Tujuan utama pengobatan asma adalah mencapai dan mempertahankan keadaan asma yang terkontrol. Pada penelitian di beberapa multi center hanya 5% di Eropa Barat dan 2,5% di Asia Pasifik penderita asma yang terkontrol baik. Dari sekian banyak faktor yang menyebabkan kontrol asma yang rendah terdapat dua faktor yang tampaknya memegang andil besar yaitu faktor dokter dan pasien. Dokter terlalu rendah menilai asma dan kemudian meresepkan obat yang tidak adekuat. Obat pengontrol asma seperti kortikosteroid inhalasi sangat rendah pemakaiannya, para dokter lebih suka menggunakan obat pelega dan bahkan obat batuk dan antibiotika yang seharusnya tidak diperlukan. Dilain sisi pasien merasa dirinya sudah terkontrol, apalagi adanya pemahaman “No symptoms No Asthma” menyebabkan pasien hanya berobat kalau ada gejala saja tanpa perlu memakai obat pengontrol.

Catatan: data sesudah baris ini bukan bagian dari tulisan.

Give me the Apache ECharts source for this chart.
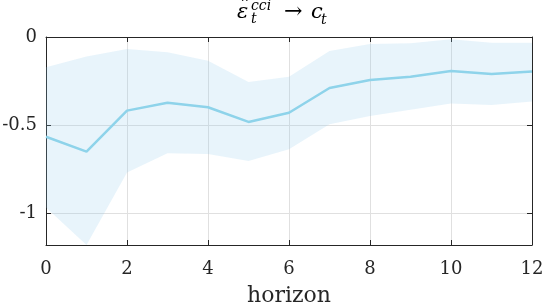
<!DOCTYPE html>
<html><head><meta charset="utf-8">
<script src="https://cdn.jsdelivr.net/npm/echarts@6/dist/echarts.min.js"></script>
<style>html,body{margin:0;padding:0;background:#fff}#c{width:545px;height:307px}</style>
</head><body><div id="c"></div>
<script>
var horizons = [0,1,2,3,4,5,6,7,8,9,10,11,12];
var irf   = [-0.565,-0.649,-0.417,-0.372,-0.398,-0.481,-0.429,-0.289,-0.243,-0.225,-0.193,-0.210,-0.196];
var upper = [-0.172,-0.111,-0.068,-0.087,-0.134,-0.255,-0.225,-0.079,-0.040,-0.036,-0.013,-0.032,-0.032];
var lower = [-0.965,-1.178,-0.768,-0.659,-0.662,-0.702,-0.636,-0.494,-0.447,-0.412,-0.376,-0.385,-0.366];
var yTicks = [-1,-0.5,0];
var yLabels = {'-1':'-1','-0.5':'-0.5','0':'0'};

var FONT = 'DejaVu Serif';
var axisCol = '#262626';
var gridCol = '#e0e0e0';
var lineCol = '#8ed3ea';
var bandCol = 'rgba(140,200,235,0.2)';

var chart = echarts.init(document.getElementById('c'), null, {renderer:'canvas'});
var pairs = function(arr){ return horizons.map(function(h,i){return [h, arr[i]];}); };
var bandData = horizons.map(function(h,i){ return [h, lower[i], upper[i]]; });

var tickStyle = {show:true, inside:true, length:5, lineStyle:{color:axisCol, width:1}};
var lineStyleAx = {show:true, onZero:false, lineStyle:{color:axisCol, width:1}};
chart.setOption({
  animation:false,
  grid:{left:46, right:13, top:37, bottom:62, containLabel:false, outerBoundsMode:'none'},
  xAxis:[
    {type:'value', min:0, max:12, interval:2, position:'bottom',
      name:'horizon', nameLocation:'middle', nameGap:40,
      nameTextStyle:{fontFamily:FONT, fontSize:22, color:axisCol},
      axisLine:lineStyleAx, axisTick:tickStyle,
      axisLabel:{fontFamily:FONT, fontSize:18, color:axisCol, margin:15},
      splitLine:{show:true, lineStyle:{color:gridCol, width:1}}},
    {type:'value', min:0, max:12, interval:2, position:'top',
      axisLine:lineStyleAx, axisTick:tickStyle,
      axisLabel:{show:false}, splitLine:{show:false}}
  ],
  yAxis:[
    {type:'value', min:-1.178, max:0, position:'left',
      axisLine:lineStyleAx,
      axisTick:Object.assign({customValues:yTicks}, tickStyle),
      axisLabel:{fontFamily:FONT, fontSize:18, color:axisCol, margin:9, customValues:yTicks,
        formatter:function(v){ var s = yLabels[String(v)]; return s === undefined ? '' : s; }},
      splitLine:{show:true, lineStyle:{color:gridCol, width:1}}},
    {type:'value', min:-1.178, max:0, position:'right',
      axisLine:lineStyleAx,
      axisTick:Object.assign({customValues:yTicks}, tickStyle),
      axisLabel:{show:false}, splitLine:{show:false}}
  ],
  series:[
    {type:'custom', data:bandData, encode:{x:0, y:[1,2]}, silent:true, z:1,
      renderItem:function(params, api){
        if (params.dataIndex !== 0) return null;
        var pts = [];
        for (var i = 0; i < horizons.length; i++) pts.push(api.coord([horizons[i], upper[i]]));
        for (var j = horizons.length - 1; j >= 0; j--) pts.push(api.coord([horizons[j], lower[j]]));
        return {type:'polygon', shape:{points:pts}, style:{fill:bandCol, stroke:null}};
      }},
    {type:'line', data:pairs(irf), symbol:'none', lineStyle:{color:lineCol, width:2.5}, z:3}
  ],
  graphic:[
    {type:'text', x:240, y:-1, style:{text:'ˆ', font:'19px "'+FONT+'"', fill:'#000'}},
    {type:'text', x:237, y:2, style:{text:'ε', font:'italic 21px "'+FONT+'"', fill:'#000'}},
    {type:'text', x:251, y:-1, style:{text:'cci', font:'italic 14px "'+FONT+'"', fill:'#000'}},
    {type:'text', x:251, y:12, style:{text:'t', font:'italic 14px "'+FONT+'"', fill:'#000'}},
    {type:'text', x:284, y:1, style:{text:'→', font:'22px "'+FONT+'"', fill:'#000'}},
    {type:'text', x:311, y:2, style:{text:'c', font:'italic 21px "'+FONT+'"', fill:'#000'}},
    {type:'text', x:321, y:13, style:{text:'t', font:'italic 14px "'+FONT+'"', fill:'#000'}}
  ]
});
</script></body></html>
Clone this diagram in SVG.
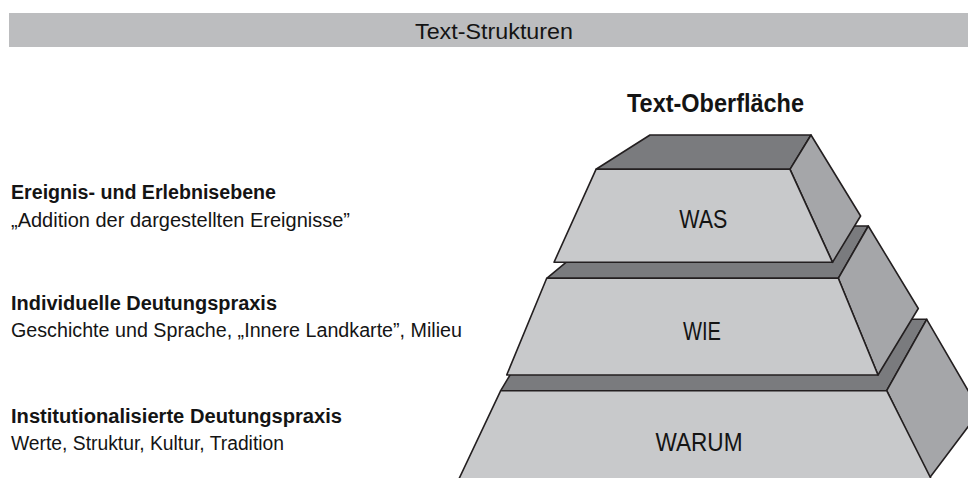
<svg xmlns="http://www.w3.org/2000/svg" width="968" height="478" viewBox="0 0 968 478">
<style>
  .t { font-family: "Liberation Sans", Arial, sans-serif; fill: #141414; }
  .b { font-weight: bold; }
  .lbl { font-size: 19.5px; }
  .blk { font-size: 26px; text-anchor: middle; }
  .front { fill: #c8c9cb; stroke: #231f20; stroke-width: 1.6; stroke-linejoin: round; }
  .top { fill: #7a7b7e; stroke: #231f20; stroke-width: 1.6; stroke-linejoin: round; }
  .side { fill: #a5a6a9; stroke: #231f20; stroke-width: 1.6; stroke-linejoin: round; }
</style>
<rect x="0" y="0" width="968" height="478" fill="#ffffff"/>
<g id="header">
  <rect x="9" y="13" width="959" height="34" fill="#bcbdbf"/>
  <text class="t" x="494" y="38.5" font-size="22.5" text-anchor="middle" textLength="158" lengthAdjust="spacingAndGlyphs">Text-Strukturen</text>
</g>
<g id="title-surface">
  <text class="t b" x="715.5" y="112" font-size="25" text-anchor="middle" textLength="177" lengthAdjust="spacingAndGlyphs">Text-Oberfläche</text>
</g>
<g id="block-warum">
  <polygon class="top" points="500.7,390.7 543,319.3 926.7,319.3 886.7,390.7"/>
  <polygon class="side" points="886.7,390.7 926.7,319.3 980,411 929.5,478"/>
  <polygon class="front" points="500.7,390.7 886.7,390.7 936.7,490 453.7,490"/>
  <text class="t blk" x="699" y="451" textLength="87" lengthAdjust="spacingAndGlyphs">WARUM</text>
</g>
<g id="block-wie">
  <polygon class="top" points="546.7,278.3 610,226 868.3,226 838.3,278.3"/>
  <polygon class="side" points="838.3,278.3 868.3,226 918.3,308.5 878,375"/>
  <polygon class="front" points="546.7,278.3 838.3,278.3 878,375 506.7,375"/>
  <text class="t blk" x="702" y="339.5" textLength="38" lengthAdjust="spacingAndGlyphs">WIE</text>
</g>
<g id="block-was">
  <polygon class="top" points="596,169.3 650,135 811,135 790,169.3"/>
  <polygon class="side" points="790,169.3 811,135 860.6,216 832.5,262.3"/>
  <polygon class="front" points="596,169.3 790,169.3 832.5,262.3 554,262.3"/>
  <text class="t blk" x="703.3" y="228.3" textLength="48" lengthAdjust="spacingAndGlyphs">WAS</text>
</g>
<g id="label-ereignis">
  <text class="t b lbl" x="11" y="199" textLength="265" lengthAdjust="spacingAndGlyphs">Ereignis- und Erlebnisebene</text>
  <text class="t lbl" x="11" y="227" textLength="339" lengthAdjust="spacingAndGlyphs">„Addition der dargestellten Ereignisse”</text>
</g>
<g id="label-individuell">
  <text class="t b lbl" x="11" y="310" textLength="266" lengthAdjust="spacingAndGlyphs">Individuelle Deutungspraxis</text>
  <text class="t lbl" x="11" y="337" textLength="451" lengthAdjust="spacingAndGlyphs">Geschichte und Sprache, „Innere Landkarte”, Milieu</text>
</g>
<g id="label-institutionell">
  <text class="t b lbl" x="11" y="423" textLength="331" lengthAdjust="spacingAndGlyphs">Institutionalisierte Deutungspraxis</text>
  <text class="t lbl" x="11" y="450" textLength="273" lengthAdjust="spacingAndGlyphs">Werte, Struktur, Kultur, Tradition</text>
</g>
<g id="connectors"></g>
</svg>
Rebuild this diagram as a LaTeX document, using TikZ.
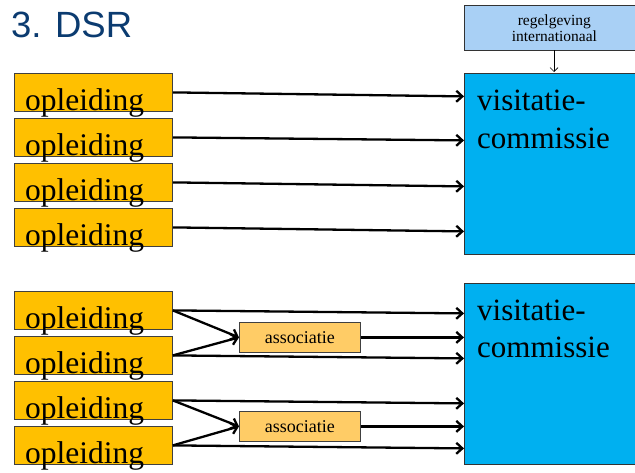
\documentclass[tikz,border=0pt]{standalone}
\usepackage{fontspec}
\setmainfont{Liberation Serif}
\newfontfamily\titlefont{Liberation Sans}
\usetikzlibrary{arrows.meta,calc}
\definecolor{opl}{HTML}{FFC000}
\definecolor{assoc}{HTML}{FFCC66}
\definecolor{visit}{HTML}{00B0F0}
\definecolor{regel}{HTML}{A9D0F5}
\definecolor{titleblue}{HTML}{0B3B70}
\tikzset{
  oplbox/.style={draw=black!75,line width=0.8pt,fill=opl,minimum width=158pt,minimum height=38pt,inner sep=0pt,anchor=north west},
  opltext/.style={anchor=base west,inner sep=0pt,font=\fontsize{31.5}{31.5}\selectfont},
  visbox/.style={draw=black!80,line width=0.8pt,fill=visit,minimum width=180pt,minimum height=181pt,inner sep=0pt,anchor=north west},
  vistext/.style={anchor=base west,inner sep=0pt,font=\fontsize{31}{31}\selectfont},
  assbox/.style={draw=black!75,line width=0.8pt,fill=assoc,minimum width=121pt,minimum height=30pt,inner sep=0pt,anchor=north west,font=\fontsize{18}{18}\selectfont},
  arr/.style={line width=2.3pt,-{Straight Barb[length=6pt,width=11pt]}},
}
\begin{document}
\begin{tikzpicture}[x=1pt,y=-1pt]
\useasboundingbox (0,0) rectangle (635,472);
% title
\node[anchor=base west,inner sep=0pt,text=titleblue,font=\titlefont\fontsize{36.5}{36.5}\selectfont] (title) at (11,37) {3. DSR};
% regelgeving
\node[draw=black!80,line width=0.8pt,fill=regel,minimum width=180pt,minimum height=45pt,inner sep=0pt,anchor=north west,align=center,font=\fontsize{15.5}{16}\selectfont] (reg) at (464,5) {regelgeving\\internationaal};
% visitatie boxes
\node[visbox] (v1) at (464,73) {};
\node[visbox] (v2) at (464,283) {};
\node[vistext] (v1a) at (477,110) {visitatie-};
\node[vistext] (v1b) at (477,148) {commissie};
\node[vistext] (v2a) at (477,320) {visitatie-};
\node[vistext] (v2b) at (477,357) {commissie};
% opleiding boxes top
\node[oplbox] (o1) at (14,73) {};
\node[oplbox] (o2) at (14,118) {};
\node[oplbox] (o3) at (14,163) {};
\node[oplbox] (o4) at (14,208) {};
% bottom
\node[oplbox] (o5) at (14,291) {};
\node[oplbox] (o6) at (14,336) {};
\node[oplbox] (o7) at (14,381) {};
\node[oplbox] (o8) at (14,426) {};
\foreach \n in {1,...,8}{
  \node[opltext] (t\n) at ($(o\n.south west)+(11,-1)$) {opleiding};
}
% associatie
\node[assbox] (a1) at (239,322) {associatie};
\node[assbox] (a2) at (239,411) {associatie};
% regelgeving arrow
\coordinate (rs) at (554,50);
\coordinate (re) at (554,72);
\draw[line width=0.7pt,-{Straight Barb[length=4pt,width=8pt]}] (rs) -- (re);
% top arrows
\draw[arr] (o1.east) -- ($(o1.east -| v1.west)+(0,4)$);
\draw[arr] (o2.east) -- ($(o2.east -| v1.west)+(0,3)$);
\draw[arr] (o3.east) -- ($(o3.east -| v1.west)+(0,4)$);
\draw[arr] (o4.east) -- ($(o4.east -| v1.west)+(0,4)$);
% bottom arrows
\draw[arr] (o5.east) -- ($(o5.east -| v2.west)+(0,3)$);
\draw[arr] (o6.east) -- ($(o6.east -| v2.west)+(0,3)$);
\draw[arr] (o7.east) -- ($(o7.east -| v2.west)+(0,3)$);
\draw[arr] (o8.east) -- ($(o8.east -| v2.west)+(0,3)$);
\draw[arr] (o5.east) -- (a1.west);
\draw[arr] (o6.east) -- (a1.west);
\draw[arr] (o7.east) -- (a2.west);
\draw[arr] (o8.east) -- (a2.west);
\draw[arr] (a1.east) -- (a1.east -| v2.west);
\draw[arr] (a2.east) -- (a2.east -| v2.west);
\end{tikzpicture}
\end{document}
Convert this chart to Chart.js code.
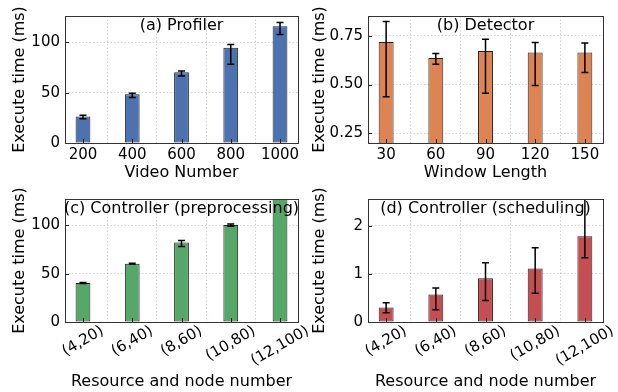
<!DOCTYPE html>
<html>
<head>
<meta charset="utf-8">
<script src="https://cdn.jsdelivr.net/npm/chart.js@4.4.0/dist/chart.umd.min.js"></script>
<style>
  body { margin: 0; background: #fff; }
  #wrap { position: relative; width: 618px; height: 392px; }
  canvas { position: absolute; }
</style>
</head>
<body>
<div id="wrap">
  <canvas id="profiler" width="309" height="185" style="left:0;top:0"></canvas>
  <canvas id="detector" width="309" height="185" style="left:309px;top:0"></canvas>
  <canvas id="preproc" width="309" height="207" style="left:0;top:185px"></canvas>
  <canvas id="sched" width="309" height="207" style="left:309px;top:185px"></canvas>
</div>
<script>
// (a) Profiler
const videoNumbers = ['200', '400', '600', '800', '1000'];
const profilerTime = [26.3, 48.5, 70.3, 94.7, 116];
const profilerLow = [24.1, 45.2, 66.6, 78.2, 108];
const profilerHigh = [27.7, 49.5, 71.6, 98, 119.8];
const profilerTicks = [0, 50, 100];

// (b) Detector
const windowLengths = ['30', '60', '90', '120', '150'];
const detectorTime = [0.719, 0.637, 0.672, 0.665, 0.665];
const detectorLow = [0.438, 0.604, 0.455, 0.495, 0.562];
const detectorHigh = [0.824, 0.66, 0.732, 0.716, 0.714];
const detectorTicks = [0.25, 0.5, 0.75];

// (c) + (d) Controller
const resourceNodes = ['(4,20)', '(6,40)', '(8,60)', '(10,80)', '(12,100)'];
const preprocTime = [40.4, 60.4, 82.4, 100.4, 130];
const preprocLow = [40, 60, 78.2, 99.2, 129];
const preprocHigh = [40.8, 60.8, 84.4, 101.4, 131];
const preprocTicks = [0, 50, 100];

const schedTime = [0.30, 0.57, 0.91, 1.115, 1.785];
const schedLow = [0.19, 0.255, 0.45, 0.6, 1.335];
const schedHigh = [0.40, 0.71, 1.235, 1.545, 2.7];
const schedTicks = [0, 1, 2];

Chart.defaults.font.family = 'DejaVu Sans';
Chart.defaults.color = '#000';

const FONT = 'DejaVu Sans';
const gridColor = 'rgba(0,0,0,0.22)';

// error bars, inner ticks, frame, panel title, rotated labels
const panelDecor = {
  id: 'panelDecor',
  afterDatasetsDraw(chart, args, opts) {
    const ctx = chart.ctx;
    const a = chart.chartArea;
    const x = chart.scales.x, y = chart.scales.y;

    ctx.save();
    ctx.beginPath();
    ctx.rect(a.left, a.top, a.right - a.left, a.bottom - a.top);
    ctx.clip();
    ctx.strokeStyle = '#000';
    ctx.lineWidth = 1.5;
    opts.low.forEach((lo, i) => {
      const px = x.getPixelForValue(i);
      const y1 = y.getPixelForValue(lo);
      const y2 = y.getPixelForValue(opts.high[i]);
      ctx.beginPath();
      ctx.moveTo(px, y1); ctx.lineTo(px, y2);
      ctx.moveTo(px - 3.5, y1); ctx.lineTo(px + 3.5, y1);
      ctx.moveTo(px - 3.5, y2); ctx.lineTo(px + 3.5, y2);
      ctx.stroke();
    });
    ctx.restore();

    ctx.save();
    ctx.strokeStyle = '#222';
    ctx.lineWidth = 1;
    ctx.beginPath();
    x.ticks.forEach(t => {
      const px = Math.round(x.getPixelForValue(t.value)) + 0.5;
      ctx.moveTo(px, a.bottom); ctx.lineTo(px, a.bottom - 4);
    });
    y.ticks.forEach(t => {
      const py = Math.round(y.getPixelForValue(t.value)) + 0.5;
      ctx.moveTo(a.left, py); ctx.lineTo(a.left + 4, py);
    });
    ctx.stroke();
    ctx.strokeStyle = '#333';
    ctx.strokeRect(Math.round(a.left) + 0.5, Math.round(a.top) + 0.5,
      Math.round(a.right - a.left), Math.round(a.bottom - a.top));

    ctx.fillStyle = '#000';
    ctx.font = '16px "' + FONT + '"';
    ctx.textAlign = 'center';
    ctx.textBaseline = 'middle';
    ctx.fillText(opts.title, (a.left + a.right) / 2, a.top + 9.5);

    if (opts.rotated) {
      ctx.font = '15px "' + FONT + '"';
      opts.rotated.forEach((lab, i) => {
        const px = x.getPixelForValue(i);
        const w = ctx.measureText(lab).width;
        const h = w * 0.5 + 8;
        ctx.save();
        ctx.translate(px, a.bottom + 4 + h / 2);
        ctx.rotate(-Math.PI / 6);
        ctx.fillText(lab, 0, 0);
        ctx.restore();
      });
    }
    ctx.restore();
  }
};

function makePanel(id, cfg) {
  const rotated = !!cfg.rotated;
  return new Chart(document.getElementById(id), {
    type: 'bar',
    data: {
      datasets: [{
        data: cfg.values.map((v, i) => ({ x: i, y: v })),
        backgroundColor: cfg.color,
        borderColor: '#222',
        borderWidth: 1,
        borderSkipped: false,
        barPercentage: 0.3,
        categoryPercentage: 1,
        clip: 0
      }]
    },
    options: {
      responsive: false,
      animation: false,
      events: [],
      layout: { padding: { top: cfg.padTop, right: cfg.padRight, left: 0, bottom: 0 } },
      plugins: {
        legend: { display: false },
        tooltip: { enabled: false },
        panelDecor: { title: cfg.title, low: cfg.low, high: cfg.high, rotated: rotated ? cfg.labels : null }
      },
      scales: {
        x: {
          type: 'linear',
          min: -0.365, max: 4.365,
          offset: false,
          afterBuildTicks: s => { s.ticks = cfg.labels.map((_, i) => ({ value: i })); },
          afterFit: s => { s.height = cfg.xHeight; },
          grid: { color: gridColor, lineWidth: 0.8, drawTicks: false },
          border: { display: false, dash: [1.5, 2] },
          ticks: {
            display: !rotated,
            padding: 3,
            font: { size: 15 },
            maxRotation: 0,
            autoSkip: false,
            callback: v => cfg.labels[v]
          },
          title: {
            display: true,
            text: cfg.xTitle,
            font: { size: 16 },
            padding: { top: 0, bottom: cfg.xTitlePad }
          }
        },
        y: {
          min: cfg.yMin, max: cfg.yMax,
          afterBuildTicks: s => { s.ticks = cfg.yTicks.map(v => ({ value: v })); },
          afterFit: s => { s.width = cfg.yWidth; },
          grid: { color: gridColor, lineWidth: 0.8, drawTicks: false },
          border: { display: false, dash: [1.5, 2] },
          ticks: {
            padding: 5,
            font: { size: 15 },
            callback: v => cfg.yDigits ? v.toFixed(cfg.yDigits) : String(v)
          },
          title: {
            display: true,
            text: 'Execute time (ms)',
            font: { size: 16 },
            padding: { top: cfg.yTitlePad, bottom: 0 }
          }
        }
      }
    },
    plugins: [panelDecor]
  });
}

makePanel('profiler', {
  title: '(a) Profiler', labels: videoNumbers, values: profilerTime,
  low: profilerLow, high: profilerHigh, color: '#4C72B0',
  yMin: 0, yMax: 126.3, yTicks: profilerTicks, xTitle: 'Video Number',
  padTop: 16, padRight: 11, yWidth: 65, xHeight: 42, xTitlePad: 3, yTitlePad: 10
});

makePanel('detector', {
  title: '(b) Detector', labels: windowLengths, values: detectorTime,
  low: detectorLow, high: detectorHigh, color: '#DD8452',
  yMin: 0.2, yMax: 0.852, yTicks: detectorTicks, yDigits: 2, xTitle: 'Window Length',
  padTop: 16, padRight: 15, yWidth: 59, xHeight: 42, xTitlePad: 3, yTitlePad: 1
});

makePanel('preproc', {
  title: '(c) Controller (preprocessing)', labels: resourceNodes, values: preprocTime,
  low: preprocLow, high: preprocHigh, color: '#55A868', rotated: true,
  yMin: 0, yMax: 127.4, yTicks: preprocTicks, xTitle: 'Resource and node number',
  padTop: 9, padRight: 11, yWidth: 65, xHeight: 70, xTitlePad: 1, yTitlePad: 10
});

makePanel('sched', {
  title: '(d) Controller (scheduling)', labels: resourceNodes, values: schedTime,
  low: schedLow, high: schedHigh, color: '#C44E52', rotated: true,
  yMin: 0, yMax: 2.56, yTicks: schedTicks, xTitle: 'Resource and node number',
  padTop: 9, padRight: 15, yWidth: 59, xHeight: 70, xTitlePad: 1, yTitlePad: 1
});
</script>
</body>
</html>
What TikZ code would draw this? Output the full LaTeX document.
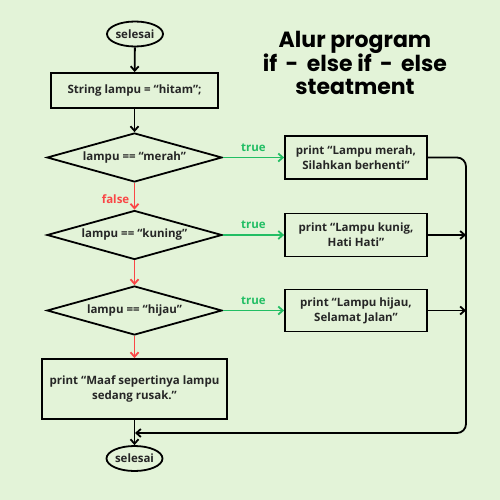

Saat ini peneliti berupaya untuk menentukan alat ukur yang bisa mewakili kontrol asma secara keseluruhan mulai dari pengukuran salah satu variable sampai pada gabungan beberapa variable sehingga sasaran pengobatan menjadi jelas. Saat ini setidaknya terdapat 5 alat ukur berupa kuisioner baik atau dengan pemeriksaan fungsi paru. Salah satunya adalah Asthma Control Test (ACT) yang di perkenalkan oleh Nathan dkk tahun 2004. Kuisioner ACT ini telah diuji coba di Poliklinik alergi-imunologi klinik Departemen Ilmu Penyakit Dalam RSCM dengan hasil keandalan internal 83%, keandalan interklas 92% kesahihan dengan fungsi paru 24%, dan kesahihan dengan penilaian klinis 74% sehingga dapat disimpulkan ACT ini dapat dipakai di masyarakat kita. Manfaat dari asma yang terkontrol dapat menurunkan kunjungan ke Unit Gawat Darurat dan merunkan perawatan di rumah sakit.
Kontrol asma di Indonesia termasuk rendah karena pengetahuan dokter dan masyarakat masih kurang. Terdapat suatu penelitian kalau penggunaan kortikosteroid inhalasi masih kurang di Indonesia dan pemeriksaan fungsi paru hanya 1,5% yang dilakukan secara teratur. Selain kendala pengetahuan, menurut GINA distribusi obat di Indonesia masih belum baik selain ketidakmampuan dan daya beli masyarakat yang tinggi. Perlunya upaya untuk meningkatkan pengetahuan tentang asma kepada petugas kesehatan dan juga pada masyarakat. Bantuan pemerintah dalam memproduksi obat asma yang murah yang terjangkau juga merupakan hal yang penting terutama obat-obat kortikosteroid inhalasi maupun kombinasi kortikosteroid dan agonis beta-2 inhalasi kerja panjang/lama.
Pada Hari Asma Sedunia tahun ini, dingatkan akan pentingnya penatalaksanaan asma yang baik akan mencapai kondisi asma yang terkontrol sehingga kualitas hidup penderita akan meningkat dan akhirnya sejalan dengan program pemerintah untuk mewududkan masyarakat Indonesia yang sehat dan berkualitas.